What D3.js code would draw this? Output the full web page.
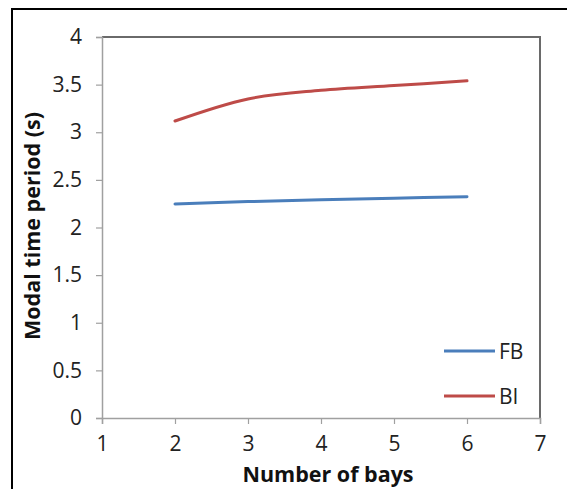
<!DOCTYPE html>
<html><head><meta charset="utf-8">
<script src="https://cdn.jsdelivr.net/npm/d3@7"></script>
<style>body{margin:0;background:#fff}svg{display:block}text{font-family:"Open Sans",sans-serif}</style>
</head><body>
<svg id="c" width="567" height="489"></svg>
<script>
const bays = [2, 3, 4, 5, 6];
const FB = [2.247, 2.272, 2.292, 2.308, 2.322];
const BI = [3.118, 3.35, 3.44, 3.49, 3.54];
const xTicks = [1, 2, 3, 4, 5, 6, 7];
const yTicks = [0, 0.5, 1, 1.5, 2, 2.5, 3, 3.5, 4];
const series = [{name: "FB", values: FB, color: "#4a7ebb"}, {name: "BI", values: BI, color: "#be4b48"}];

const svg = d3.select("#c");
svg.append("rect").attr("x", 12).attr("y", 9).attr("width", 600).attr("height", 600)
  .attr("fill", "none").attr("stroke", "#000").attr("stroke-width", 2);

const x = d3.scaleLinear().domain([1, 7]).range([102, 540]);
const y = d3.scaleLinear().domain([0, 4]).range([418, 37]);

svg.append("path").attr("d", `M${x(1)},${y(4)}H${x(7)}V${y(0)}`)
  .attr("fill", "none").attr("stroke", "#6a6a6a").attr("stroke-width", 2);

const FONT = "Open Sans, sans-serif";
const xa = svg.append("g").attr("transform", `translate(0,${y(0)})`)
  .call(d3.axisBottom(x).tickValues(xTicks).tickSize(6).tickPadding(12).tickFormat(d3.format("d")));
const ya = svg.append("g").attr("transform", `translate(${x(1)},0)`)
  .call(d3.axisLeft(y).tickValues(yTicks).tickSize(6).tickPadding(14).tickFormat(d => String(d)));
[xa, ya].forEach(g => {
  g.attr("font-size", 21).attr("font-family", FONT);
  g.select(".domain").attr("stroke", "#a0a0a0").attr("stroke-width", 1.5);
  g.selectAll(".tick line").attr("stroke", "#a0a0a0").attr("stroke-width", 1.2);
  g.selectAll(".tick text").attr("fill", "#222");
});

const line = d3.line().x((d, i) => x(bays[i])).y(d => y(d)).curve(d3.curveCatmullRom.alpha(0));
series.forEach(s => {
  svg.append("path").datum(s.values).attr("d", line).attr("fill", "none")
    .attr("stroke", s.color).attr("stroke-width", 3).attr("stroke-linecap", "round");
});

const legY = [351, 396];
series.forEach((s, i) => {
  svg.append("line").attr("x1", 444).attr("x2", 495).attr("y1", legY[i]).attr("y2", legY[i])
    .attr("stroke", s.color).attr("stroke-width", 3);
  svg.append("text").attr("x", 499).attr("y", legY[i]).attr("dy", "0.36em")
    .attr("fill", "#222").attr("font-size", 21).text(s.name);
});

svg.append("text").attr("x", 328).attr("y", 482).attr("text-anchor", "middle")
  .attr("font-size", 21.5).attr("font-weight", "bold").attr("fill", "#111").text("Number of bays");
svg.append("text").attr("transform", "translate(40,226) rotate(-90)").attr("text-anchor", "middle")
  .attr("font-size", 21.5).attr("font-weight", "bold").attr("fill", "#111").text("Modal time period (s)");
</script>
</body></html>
★ ★ ★ ★ ★
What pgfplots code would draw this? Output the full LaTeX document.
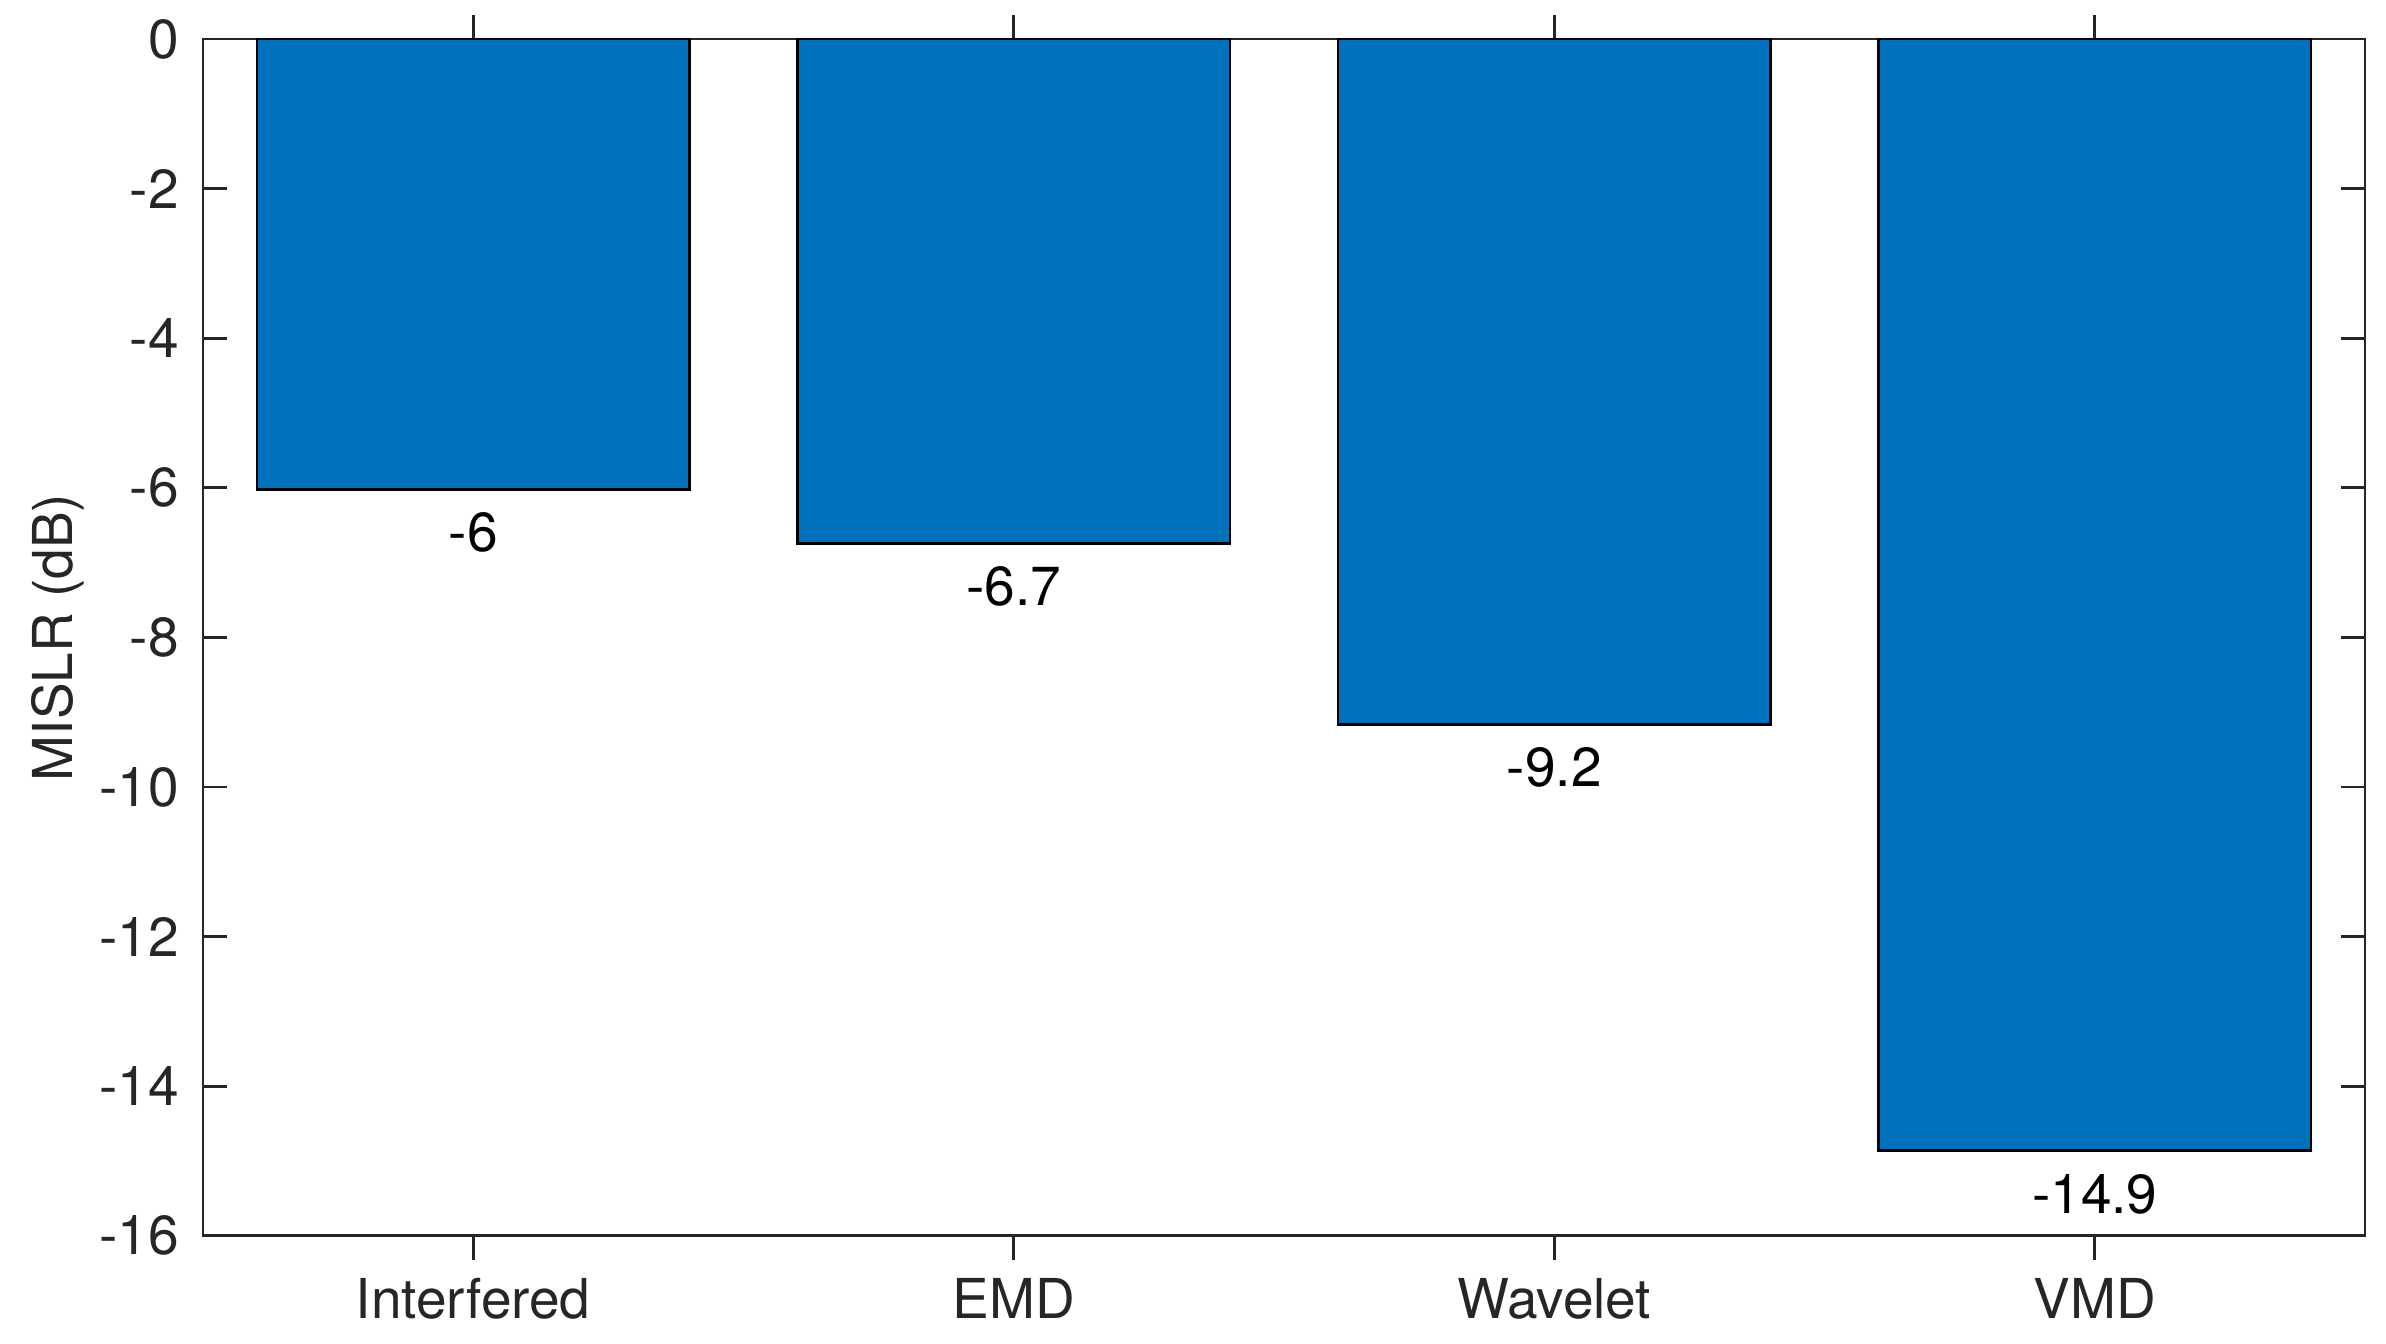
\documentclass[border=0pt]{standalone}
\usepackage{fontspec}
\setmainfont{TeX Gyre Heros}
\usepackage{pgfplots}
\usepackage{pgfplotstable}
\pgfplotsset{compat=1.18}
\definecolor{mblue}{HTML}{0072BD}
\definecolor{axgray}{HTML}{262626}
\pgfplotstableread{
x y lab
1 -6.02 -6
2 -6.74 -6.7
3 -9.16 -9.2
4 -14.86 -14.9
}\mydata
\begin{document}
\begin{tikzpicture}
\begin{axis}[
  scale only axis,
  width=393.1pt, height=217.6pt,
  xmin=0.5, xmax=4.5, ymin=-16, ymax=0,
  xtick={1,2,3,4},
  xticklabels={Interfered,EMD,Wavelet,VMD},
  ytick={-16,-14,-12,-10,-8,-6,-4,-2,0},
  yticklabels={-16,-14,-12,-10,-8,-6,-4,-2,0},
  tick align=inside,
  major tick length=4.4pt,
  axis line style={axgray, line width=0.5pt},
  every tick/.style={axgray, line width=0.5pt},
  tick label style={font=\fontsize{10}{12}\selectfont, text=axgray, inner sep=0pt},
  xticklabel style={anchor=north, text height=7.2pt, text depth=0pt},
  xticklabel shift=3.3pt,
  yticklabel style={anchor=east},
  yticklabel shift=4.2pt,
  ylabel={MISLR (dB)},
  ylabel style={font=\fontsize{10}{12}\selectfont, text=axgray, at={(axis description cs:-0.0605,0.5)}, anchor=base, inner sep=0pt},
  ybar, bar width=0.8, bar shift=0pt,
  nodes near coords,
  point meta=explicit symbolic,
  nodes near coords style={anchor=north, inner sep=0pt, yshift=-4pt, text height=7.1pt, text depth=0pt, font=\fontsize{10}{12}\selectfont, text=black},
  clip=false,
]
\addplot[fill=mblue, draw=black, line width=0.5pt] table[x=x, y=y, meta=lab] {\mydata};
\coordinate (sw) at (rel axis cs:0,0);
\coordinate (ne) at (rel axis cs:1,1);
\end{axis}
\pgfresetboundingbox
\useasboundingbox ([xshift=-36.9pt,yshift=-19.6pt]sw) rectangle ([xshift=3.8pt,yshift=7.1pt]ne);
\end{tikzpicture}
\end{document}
★ ★ ★ ★ ★
**Requirements:** Pick out the lines that have the word "this". Copy them all.

**Answer in full:**
What D3.js code would draw this? Output the full web page.
What pgfplots code would draw this? Output the full LaTeX document.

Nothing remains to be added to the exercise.